* PROVIDED DATA:
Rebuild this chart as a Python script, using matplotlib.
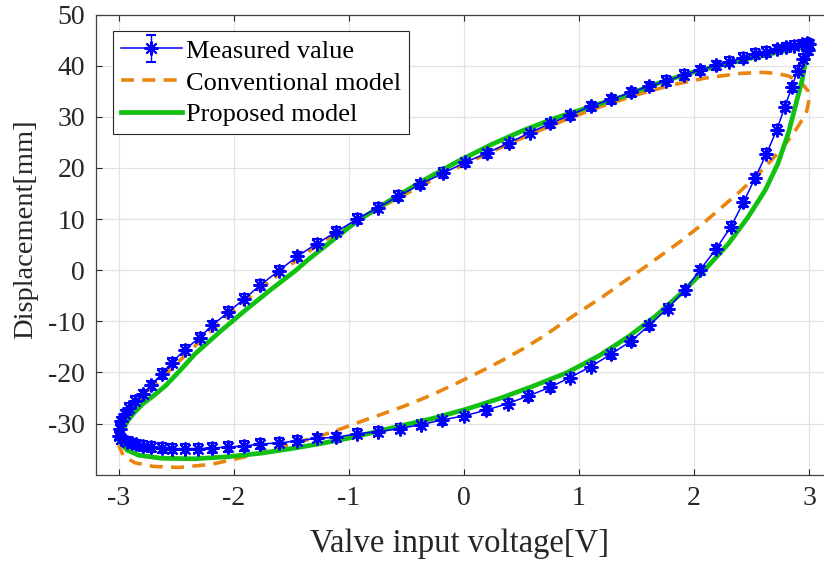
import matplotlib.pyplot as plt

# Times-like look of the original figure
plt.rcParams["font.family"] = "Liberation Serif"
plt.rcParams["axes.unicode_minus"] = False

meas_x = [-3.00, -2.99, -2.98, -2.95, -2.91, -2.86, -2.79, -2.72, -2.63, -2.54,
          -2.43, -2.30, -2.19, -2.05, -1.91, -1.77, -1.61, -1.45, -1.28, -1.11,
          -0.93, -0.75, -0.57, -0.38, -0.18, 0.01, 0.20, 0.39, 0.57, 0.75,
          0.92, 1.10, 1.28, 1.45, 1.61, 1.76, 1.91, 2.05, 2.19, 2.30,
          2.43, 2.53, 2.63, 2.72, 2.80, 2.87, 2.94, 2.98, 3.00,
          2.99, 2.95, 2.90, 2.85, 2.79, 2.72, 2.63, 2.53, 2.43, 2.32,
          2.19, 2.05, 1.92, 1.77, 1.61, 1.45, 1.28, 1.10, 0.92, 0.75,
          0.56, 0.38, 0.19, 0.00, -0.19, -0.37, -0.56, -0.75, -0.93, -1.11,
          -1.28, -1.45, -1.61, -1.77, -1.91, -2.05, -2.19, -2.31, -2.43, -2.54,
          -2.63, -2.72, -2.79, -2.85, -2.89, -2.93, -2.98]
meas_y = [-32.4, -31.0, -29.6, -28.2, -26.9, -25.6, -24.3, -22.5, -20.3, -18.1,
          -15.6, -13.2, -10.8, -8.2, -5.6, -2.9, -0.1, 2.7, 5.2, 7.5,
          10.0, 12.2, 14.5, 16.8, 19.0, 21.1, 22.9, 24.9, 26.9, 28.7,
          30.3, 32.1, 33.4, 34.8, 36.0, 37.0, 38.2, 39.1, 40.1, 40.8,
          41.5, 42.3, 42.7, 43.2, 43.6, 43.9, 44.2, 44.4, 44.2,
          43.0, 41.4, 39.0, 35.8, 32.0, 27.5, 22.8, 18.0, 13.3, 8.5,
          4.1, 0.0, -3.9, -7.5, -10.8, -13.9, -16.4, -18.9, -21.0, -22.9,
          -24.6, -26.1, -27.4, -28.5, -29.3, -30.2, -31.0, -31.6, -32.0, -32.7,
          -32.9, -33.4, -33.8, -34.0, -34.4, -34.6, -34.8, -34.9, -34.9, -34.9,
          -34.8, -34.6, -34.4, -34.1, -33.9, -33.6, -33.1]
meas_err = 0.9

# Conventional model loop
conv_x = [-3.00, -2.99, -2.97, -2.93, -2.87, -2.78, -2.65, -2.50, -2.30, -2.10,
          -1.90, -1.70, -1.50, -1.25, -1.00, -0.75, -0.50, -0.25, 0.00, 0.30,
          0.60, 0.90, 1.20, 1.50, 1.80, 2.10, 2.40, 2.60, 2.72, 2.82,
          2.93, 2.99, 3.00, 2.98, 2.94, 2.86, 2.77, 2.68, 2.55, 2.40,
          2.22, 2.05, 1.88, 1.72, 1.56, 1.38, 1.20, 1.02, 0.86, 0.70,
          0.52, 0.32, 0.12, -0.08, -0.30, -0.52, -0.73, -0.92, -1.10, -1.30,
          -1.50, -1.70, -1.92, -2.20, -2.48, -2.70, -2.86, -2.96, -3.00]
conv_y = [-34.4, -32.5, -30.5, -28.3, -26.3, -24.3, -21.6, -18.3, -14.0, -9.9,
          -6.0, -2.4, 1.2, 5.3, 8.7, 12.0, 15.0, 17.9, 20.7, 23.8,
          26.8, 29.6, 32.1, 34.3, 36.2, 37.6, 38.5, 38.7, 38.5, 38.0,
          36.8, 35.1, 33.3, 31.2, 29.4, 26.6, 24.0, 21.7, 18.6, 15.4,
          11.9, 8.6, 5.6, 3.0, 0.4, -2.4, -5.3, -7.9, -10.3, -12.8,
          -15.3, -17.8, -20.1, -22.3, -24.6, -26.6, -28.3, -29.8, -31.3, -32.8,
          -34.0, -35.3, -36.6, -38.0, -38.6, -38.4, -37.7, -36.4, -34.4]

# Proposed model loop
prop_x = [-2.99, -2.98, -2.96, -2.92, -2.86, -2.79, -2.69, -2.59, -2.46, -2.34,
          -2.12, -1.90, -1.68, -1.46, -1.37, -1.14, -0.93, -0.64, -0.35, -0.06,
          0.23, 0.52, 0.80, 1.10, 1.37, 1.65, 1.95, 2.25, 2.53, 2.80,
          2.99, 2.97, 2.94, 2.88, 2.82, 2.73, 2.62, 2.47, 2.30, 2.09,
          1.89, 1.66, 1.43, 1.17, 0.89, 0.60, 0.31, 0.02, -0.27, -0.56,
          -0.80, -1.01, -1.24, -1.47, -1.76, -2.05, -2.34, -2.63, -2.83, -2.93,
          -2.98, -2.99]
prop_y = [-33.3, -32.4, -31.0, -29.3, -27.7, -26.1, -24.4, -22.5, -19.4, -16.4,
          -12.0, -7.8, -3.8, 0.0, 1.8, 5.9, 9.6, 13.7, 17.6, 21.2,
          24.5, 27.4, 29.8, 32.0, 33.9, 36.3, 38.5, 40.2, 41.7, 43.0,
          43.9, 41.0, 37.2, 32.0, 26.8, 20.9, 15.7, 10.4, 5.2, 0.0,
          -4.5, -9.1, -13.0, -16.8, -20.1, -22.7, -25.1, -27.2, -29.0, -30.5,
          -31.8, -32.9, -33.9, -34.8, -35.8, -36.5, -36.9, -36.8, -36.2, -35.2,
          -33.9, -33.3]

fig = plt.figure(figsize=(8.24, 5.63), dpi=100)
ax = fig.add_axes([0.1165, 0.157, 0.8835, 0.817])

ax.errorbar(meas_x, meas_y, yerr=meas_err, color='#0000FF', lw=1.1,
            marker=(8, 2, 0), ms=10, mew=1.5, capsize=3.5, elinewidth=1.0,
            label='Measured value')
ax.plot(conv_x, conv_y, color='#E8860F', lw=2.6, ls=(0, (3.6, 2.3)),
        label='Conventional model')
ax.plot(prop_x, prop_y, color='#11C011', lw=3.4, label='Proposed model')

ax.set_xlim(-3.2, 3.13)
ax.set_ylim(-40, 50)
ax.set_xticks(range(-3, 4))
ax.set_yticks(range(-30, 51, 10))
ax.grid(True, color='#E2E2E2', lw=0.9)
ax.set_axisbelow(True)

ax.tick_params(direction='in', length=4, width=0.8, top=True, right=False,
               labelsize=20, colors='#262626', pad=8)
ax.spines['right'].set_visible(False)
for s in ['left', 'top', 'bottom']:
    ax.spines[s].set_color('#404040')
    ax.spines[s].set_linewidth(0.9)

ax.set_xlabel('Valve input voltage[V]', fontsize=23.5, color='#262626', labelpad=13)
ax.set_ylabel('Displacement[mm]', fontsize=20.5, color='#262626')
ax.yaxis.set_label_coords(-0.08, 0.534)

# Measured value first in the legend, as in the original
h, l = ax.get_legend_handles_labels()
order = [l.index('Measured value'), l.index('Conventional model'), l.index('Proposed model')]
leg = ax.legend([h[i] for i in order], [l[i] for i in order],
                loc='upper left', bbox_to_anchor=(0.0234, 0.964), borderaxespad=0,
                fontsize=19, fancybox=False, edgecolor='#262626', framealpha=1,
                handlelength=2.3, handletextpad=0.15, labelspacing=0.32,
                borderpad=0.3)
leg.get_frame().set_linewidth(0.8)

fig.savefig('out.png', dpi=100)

* WHAT NEEDS TO BE DONE: Repeat, exactly and in full, each line from the start of the data to the line that contains "meas_err = 0.9". Pictures do not go in.

* OUTPUT FOR THIS EXERCISE:
Rebuild this chart as a Python script, using matplotlib.
import matplotlib.pyplot as plt

# Times-like look of the original figure
plt.rcParams["font.family"] = "Liberation Serif"
plt.rcParams["axes.unicode_minus"] = False

meas_x = [-3.00, -2.99, -2.98, -2.95, -2.91, -2.86, -2.79, -2.72, -2.63, -2.54,
          -2.43, -2.30, -2.19, -2.05, -1.91, -1.77, -1.61, -1.45, -1.28, -1.11,
          -0.93, -0.75, -0.57, -0.38, -0.18, 0.01, 0.20, 0.39, 0.57, 0.75,
          0.92, 1.10, 1.28, 1.45, 1.61, 1.76, 1.91, 2.05, 2.19, 2.30,
          2.43, 2.53, 2.63, 2.72, 2.80, 2.87, 2.94, 2.98, 3.00,
          2.99, 2.95, 2.90, 2.85, 2.79, 2.72, 2.63, 2.53, 2.43, 2.32,
          2.19, 2.05, 1.92, 1.77, 1.61, 1.45, 1.28, 1.10, 0.92, 0.75,
          0.56, 0.38, 0.19, 0.00, -0.19, -0.37, -0.56, -0.75, -0.93, -1.11,
          -1.28, -1.45, -1.61, -1.77, -1.91, -2.05, -2.19, -2.31, -2.43, -2.54,
          -2.63, -2.72, -2.79, -2.85, -2.89, -2.93, -2.98]
meas_y = [-32.4, -31.0, -29.6, -28.2, -26.9, -25.6, -24.3, -22.5, -20.3, -18.1,
          -15.6, -13.2, -10.8, -8.2, -5.6, -2.9, -0.1, 2.7, 5.2, 7.5,
          10.0, 12.2, 14.5, 16.8, 19.0, 21.1, 22.9, 24.9, 26.9, 28.7,
          30.3, 32.1, 33.4, 34.8, 36.0, 37.0, 38.2, 39.1, 40.1, 40.8,
          41.5, 42.3, 42.7, 43.2, 43.6, 43.9, 44.2, 44.4, 44.2,
          43.0, 41.4, 39.0, 35.8, 32.0, 27.5, 22.8, 18.0, 13.3, 8.5,
          4.1, 0.0, -3.9, -7.5, -10.8, -13.9, -16.4, -18.9, -21.0, -22.9,
          -24.6, -26.1, -27.4, -28.5, -29.3, -30.2, -31.0, -31.6, -32.0, -32.7,
          -32.9, -33.4, -33.8, -34.0, -34.4, -34.6, -34.8, -34.9, -34.9, -34.9,
          -34.8, -34.6, -34.4, -34.1, -33.9, -33.6, -33.1]
meas_err = 0.9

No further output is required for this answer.